No one went to the cops or investigated his claim further, she said.

“The family stopped talking about it. It was like they just put it away and no one wanted to pay attention to it anymore,” she said.

The New York Times reported Sunday that Hernandez made his startling confession at St. Anthony of Padua, a Catholic church in Camden, N.J.

“He confessed to the group,” Thomas Rivera, who led the parish’s prayer meetings at the time, told the paper.

Rivera, 76, who was questioned by NYPD detectives last week and asked to keep quiet, said he did not contact police “because (Hernandez) did not confess to me” in a one-on-one setting, the paper reported.

Hernandez’s confession back then, when he was in his 20s, could be used by detectives to corroborate his recent admission to being Etan’s killer — which has been shrouded in doubt by his diagnoses of bipolar disorder and schizophrenia.

Pedro Hernandez, who was an 18-year-old SoHo bodega stock boy in 1979 when Etan vanished, told cops last week that he killed the child on a sudden urge.
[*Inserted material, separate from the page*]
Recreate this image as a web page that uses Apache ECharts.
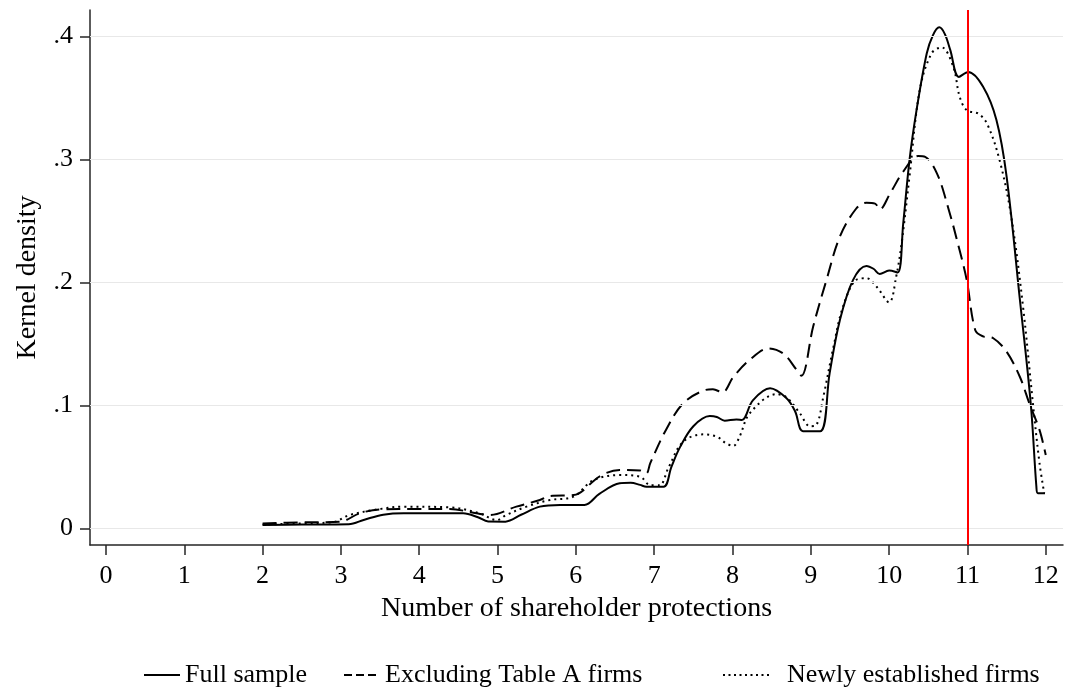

Now 51 and unemployed, he was charged Friday with second-degree murder, despite questions about his mental state and a lack of physical evidence linking him to the boy.

His wife and daughter — reeling from his arrest in a sensational cold-case from 33 years ago — now fear they will become pariahs.

Rosemary and Becky Hernandez weren’t in their usual second-row seats for Sunday services at their Pentecostal church, but the flock prayed for them.

“The size of the shock, you have the idea (they must think), ‘Will people still love us?’ ” said the Rev. George Bowen, pastor of the Maranatha Christian Fellowship church in Moorestown, N.J.